Elizabeth lives four hours away in Elmherst, Illinois. She has two weeks left to prepare her incoming freshman, Michael, for his first Welcome Week at IU, but the Bogdanowiczs are still not sure what exactly they are preparing for.

Michael found out July 25 he will be sharing a lounge with three or four other freshman in Spruce Hall, a residence hall he didn’t even have as his second or third choice when he submitted his housing requests. Michael made the northwest neighborhood his first preference and central neighborhood his second because he’s hoping study finance with the Kelley School of Business.

“Thank you, Indiana, for the unnecessary stress,” Elizabeth said. “They should have this figured this out already.”

Spruce Hall, originally Rose Avenue Residence Hall, is located at Rose Avenue and Jones Drive. Its construction was completed in time for Welcome Week 2013.

By housing 440 residents, Spruce eliminated the need for overflow housing for the first time in nine years when the residence hall opened, Sara Ivey Lucas, current assistant dean of students for parents and off campus student affairs, said in a previous article by the Indiana Daily Student.

In 2013, the number of students in overflow housing had decreased from 94 in 2012 and 272 in 2009. This year, the usual amount of overflow housing is once again pushing the limits of the University’s resources.

Elizabeth has experienced housing procedures through Miami of Ohio, Augustana College and University of Illinois with her four older children but explained she never had this much difficultly with other schools.

“I mean, we’re really unhappy,” Elizabeth said. “It’s our first time at Indiana University. This is my fifth, and never in all the years of sending my freshmen off to school have we ever had an experience like this, so it’s been very disheartening coming in.”

Elizabeth is aware the people she speaks to over the phone with IU housing assignments are merely employees. She said they have always been more than pleasant with her and always pick up the phone, but their answers were never good enough.

“The phone calls from these parents should have been going to administration,” Elizabeth said. “The pressure should not have been put on those young workers in housing.”

The Bogdanowicz family attended New Student Orientation near the end of June. They noticed many students already knew their housing assignments and who their roommates would be.

“They didn’t even set you up for it, they didn’t even give you options,” Elizabeth said.

When Elizabeth and Michael tried asking admission representatives during orientation, Michael said the workers said they were working on more batches.

Michael completed his housing assignment before the given deadline of May 1 after deciding to attend IU, but his efforts to find out his housing have been put on hold because he was apparently in ‘the last batch,’ administration told him over the phone.

Although he applied for housing prior to the deadline, Michael’s only knowledge of why he is so far away from his preferences is because he signed up late.

Out of the five or six times the Bogdanowicz family reached out to IU, it seems they’ve always told them to wait another week, Michael said.

“Everything’s coming out and everyone’s running to go check if they found their dorm, and then I hear nothing,” Michael said. “You check and check and check, but then you’re the last few ... it’s kind of upsetting.
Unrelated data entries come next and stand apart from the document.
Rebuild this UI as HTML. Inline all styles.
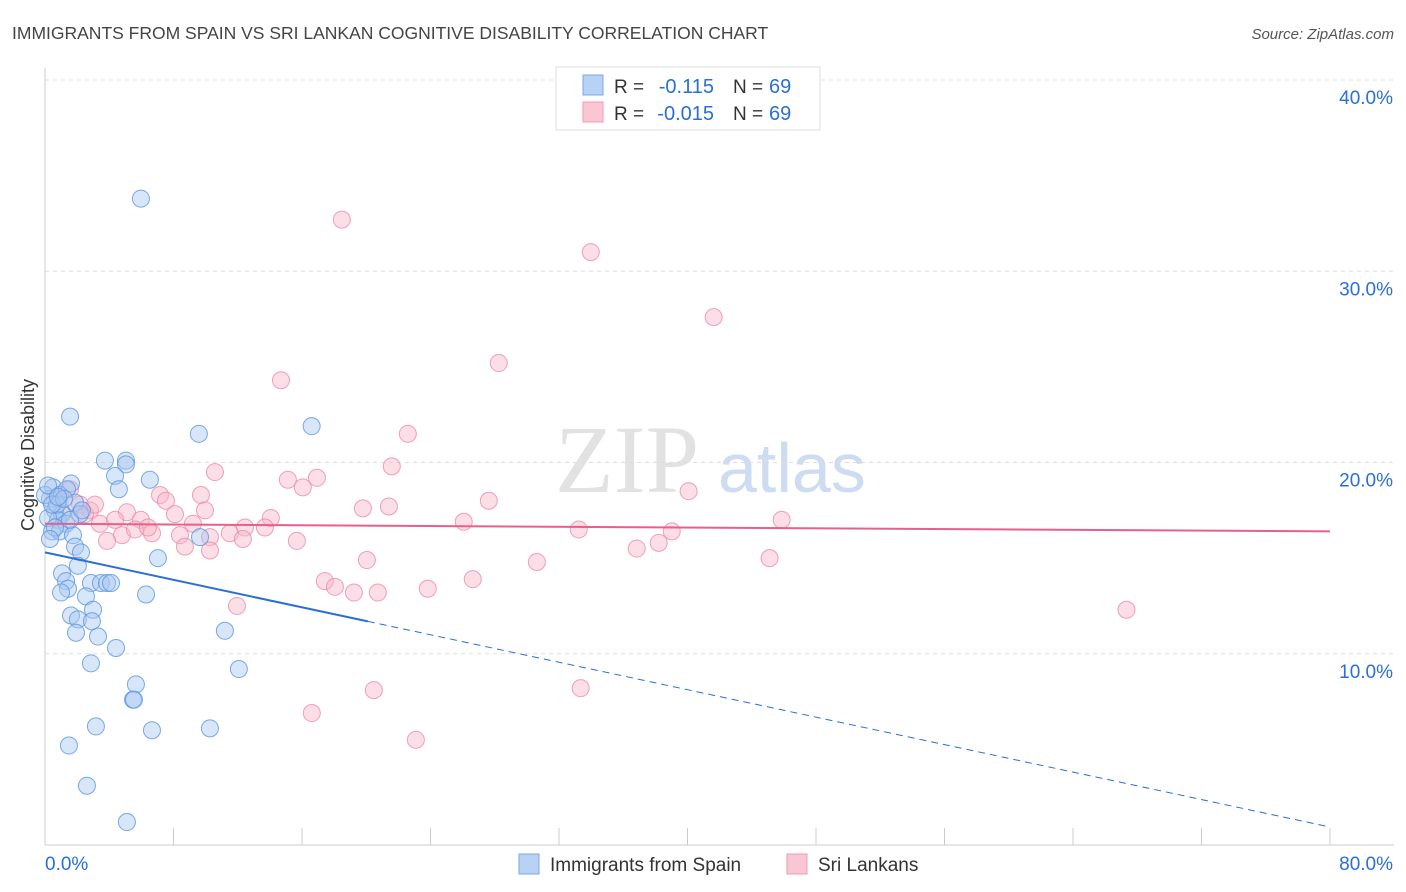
<!DOCTYPE html>
<html><head><meta charset="utf-8"><style>
body{margin:0;background:#fff;font-family:"Liberation Sans",sans-serif}
svg{display:block}
</style></head><body>
<svg id="chart" width="1406" height="892">
<text x="12" y="39" font-size="17.5" fill="#444">IMMIGRANTS FROM SPAIN VS SRI LANKAN COGNITIVE DISABILITY CORRELATION CHART</text>
<text x="1394" y="39" font-size="15" fill="#555" font-style="italic" text-anchor="end">Source: ZipAtlas.com</text>
<text x="555" y="492" font-size="96" fill="#e2e2e2" font-family="Liberation Serif,serif">ZIP</text>
<text x="718" y="492" font-size="70" fill="#cddcf1">atlas</text>
<text transform="translate(34,455) rotate(-90)" font-size="18" fill="#333" text-anchor="middle">Cognitive Disability</text>
<g id="grid"></g><g id="marks"></g>
<g>
<rect x="556" y="67" width="264" height="63" fill="#fff" stroke="#ddd"/>
<rect x="583" y="75" width="20" height="20" fill="#b8d2f5" stroke="#7aa7e8"/>
<rect x="583" y="102" width="20" height="20" fill="#fac6d4" stroke="#f09ab4"/>
<text x="614" y="93" font-size="19" fill="#333">R =</text>
<text x="714" y="93" font-size="20" fill="#2a6fd6" text-anchor="end">-0.115</text>
<text x="733" y="93" font-size="19" fill="#333">N =</text>
<text x="769" y="93" font-size="20" fill="#2a6fd6">69</text>
<text x="614" y="120" font-size="19" fill="#333">R =</text>
<text x="714" y="120" font-size="20" fill="#2a6fd6" text-anchor="end">-0.015</text>
<text x="733" y="120" font-size="19" fill="#333">N =</text>
<text x="769" y="120" font-size="20" fill="#2a6fd6">69</text>
</g>
<g>
<rect x="519" y="854" width="20" height="20" fill="#b8d2f5" stroke="#7aa7e8"/>
<text x="550" y="871" font-size="19" fill="#333">Immigrants from Spain</text>
<rect x="787" y="854" width="20" height="20" fill="#fac6d4" stroke="#f09ab4"/>
<text x="818" y="871" font-size="19" fill="#333">Sri Lankans</text>
</g>
</svg>
<script>
const yTicks=[10,20,30,40];
const xTickLabels=["0.0%","80.0%"];
const blueX=[5.97,1.56,9.58,16.6,3.73,5.04,5.04,6.53,4.36,4.6,1.62,0.5,0.93,1.37,0.31,0.62,1.06,1.87,2.18,0.81,1.31,0.44,0.93,1.74,9.65,1.87,2.24,7.03,2.05,1.06,1.31,1.43,2.86,3.48,3.86,4.11,6.29,1.0,2.55,1.62,2.99,2.05,2.92,1.93,3.3,11.2,4.42,2.86,12.07,5.66,5.48,5.54,3.17,6.66,10.27,1.49,2.61,5.1,0.19,0.62,0.31,0.75,0.0,0.44,1.18,1.56,0.19,0.81,2.3];
const blueY=[33.8,22.4,21.5,21.9,20.1,20.1,19.9,19.1,19.3,18.6,18.9,18.7,18.3,18.6,18.1,17.5,17.3,17.9,17.3,17.0,16.8,16.4,16.4,16.2,16.1,15.6,15.3,15.0,14.6,14.2,13.8,13.4,13.7,13.7,13.7,13.7,13.1,13.2,13.0,12.0,12.3,11.8,11.7,11.1,10.9,11.2,10.3,9.5,9.2,8.4,7.6,7.6,6.2,6.0,6.1,5.2,3.1,1.2,17.1,16.6,16.0,17.8,18.3,17.8,18.1,17.0,18.8,18.2,17.5];
const pinkX=[18.48,33.98,41.63,28.25,14.69,22.59,10.58,21.59,16.93,15.12,16.05,7.16,7.53,9.71,27.63,40.07,19.79,21.41,9.96,8.09,5.1,5.97,9.21,14.06,26.07,45.86,33.23,39.02,38.21,36.84,15.68,12.45,13.69,11.51,10.27,8.4,6.66,4.79,3.86,8.71,10.27,12.32,20.04,30.62,45.11,26.63,17.42,18.05,19.23,20.72,23.83,11.95,67.33,20.47,33.35,16.61,23.09,3.42,2.8,0.93,1.56,0.62,2.18,4.36,5.6,6.41,1.06,2.49,3.11];
const pinkY=[32.7,31.0,27.6,25.2,24.3,21.5,19.5,19.8,19.2,19.1,18.7,18.3,18.0,18.3,18.0,18.5,17.6,17.7,17.5,17.3,17.4,17.0,16.8,17.1,16.9,17.0,16.5,16.4,15.8,15.5,15.9,16.6,16.6,16.3,16.1,16.2,16.3,16.2,15.9,15.6,15.4,16.0,14.9,14.8,15.0,13.9,13.8,13.5,13.2,13.2,13.4,12.5,12.3,8.1,8.2,6.9,5.5,16.8,17.5,18.3,18.6,18.1,17.8,17.0,16.5,16.6,17.4,17.3,17.8];
const blueTrend=[15.3,0.94];
const pinkTrend=[16.8,16.4];
const X0=45,X1=1330,Y0=845,Y40=80;
const sx=v=>X0+(X1-X0)*v/80;
const sy=v=>Y0-(Y0-Y40)*v/40;
const NS="http://www.w3.org/2000/svg";
function mk(tag,attrs,parent){const e=document.createElementNS(NS,tag);for(const k in attrs)e.setAttribute(k,attrs[k]);parent.appendChild(e);return e;}
const grid=document.getElementById('grid'),marks=document.getElementById('marks');
let ax=mk('line',{x1:X0,y1:68,x2:X0,y2:Y0,stroke:'#ccc'},grid);


let bx=mk('line',{x1:X0,y1:Y0,x2:1394,y2:Y0,stroke:'#ccc'},grid);


yTicks.forEach(t=>{
 const g=mk('line',{x1:X0,y1:sy(t),x2:1394,y2:sy(t),stroke:'#ddd','stroke-dasharray':'4,4'},grid);
 
 
 const l=mk('text',{x:1393,y:sy(t)+24,'font-size':19,fill:'#2a6fd6','text-anchor':'end'},grid);
 l.textContent=t.toFixed(1)+'%';
 
 
});
for(let i=0;i<=10;i++){
 const t=mk('line',{x1:sx(i*8),y1:828,x2:sx(i*8),y2:Y0,stroke:'#ccc'},grid);
 
 
}
[[0,'start',45],[80,'end',1393]].forEach((d,i)=>{
 const l=mk('text',{x:d[2],y:870,'font-size':19,fill:'#2a6fd6','text-anchor':d[1]},grid);
 l.textContent=xTickLabels[i];
 
 
});
function pts(xs,ys,fill,stroke,name){xs.forEach((x,i)=>{
 const c=mk('circle',{cx:sx(x),cy:sy(ys[i]),r:8.5,fill:fill,'fill-opacity':0.45,stroke:stroke,'stroke-opacity':0.8,'stroke-width':1},marks);
 
 
});}
pts(pinkX,pinkY,'#f8b6c8','#ec8aa8','point-sri-lankans');
pts(blueX,blueY,'#a9c8f2','#5a95e0','point-spain');
const bAt=v=>blueTrend[0]+(blueTrend[1]-blueTrend[0])*v/80;
let t1=mk('line',{x1:sx(0),y1:sy(bAt(0)),x2:sx(20.1),y2:sy(bAt(20.1)),stroke:'#2a6fd6','stroke-width':2},marks);


let t2=mk('line',{x1:sx(20.1),y1:sy(bAt(20.1)),x2:sx(80),y2:sy(bAt(80)),stroke:'#2a6fd6','stroke-width':1,'stroke-dasharray':'7,5'},marks);


let t3=mk('line',{x1:sx(0),y1:sy(pinkTrend[0]),x2:sx(80),y2:sy(pinkTrend[1]),stroke:'#e8608a','stroke-width':2},marks);


</script>
</body></html>
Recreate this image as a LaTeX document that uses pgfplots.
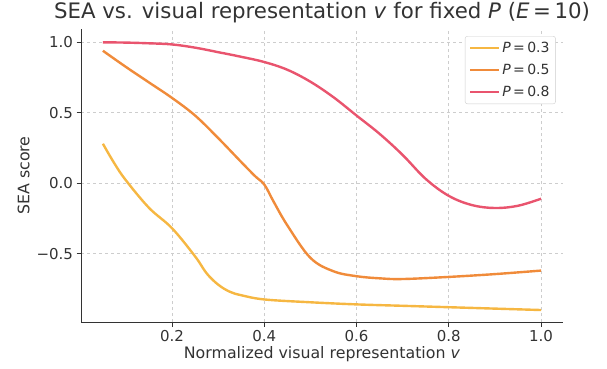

I pretty much lost all the excitement.”

When Michael and his mom called the admissions office July 28, they were told the office was pretty sure Michael would be living in Spruce, but his housing assignment would depend on Spruce Hall’s fire code and outlet situation first.

Michael and Elizabeth are still awaiting documented confirmation on Michael’s living arrangement.

While Elizabeth knows everything is going to be fine, she still feels her son has missed an important college experience, getting to know roommates first and planning living arrangements.

“Whether it’s your first child or your last child, you know you love each child the same and you want them to have, you know, how they talk about it’s all in the transition, coming in the first day, people have met their lifelong friends ... and he’s spent the whole time not knowing,” Elizabeth said. “Gone. It’s Aug. 1 almost, that’s gone. All that experience has been taken away.”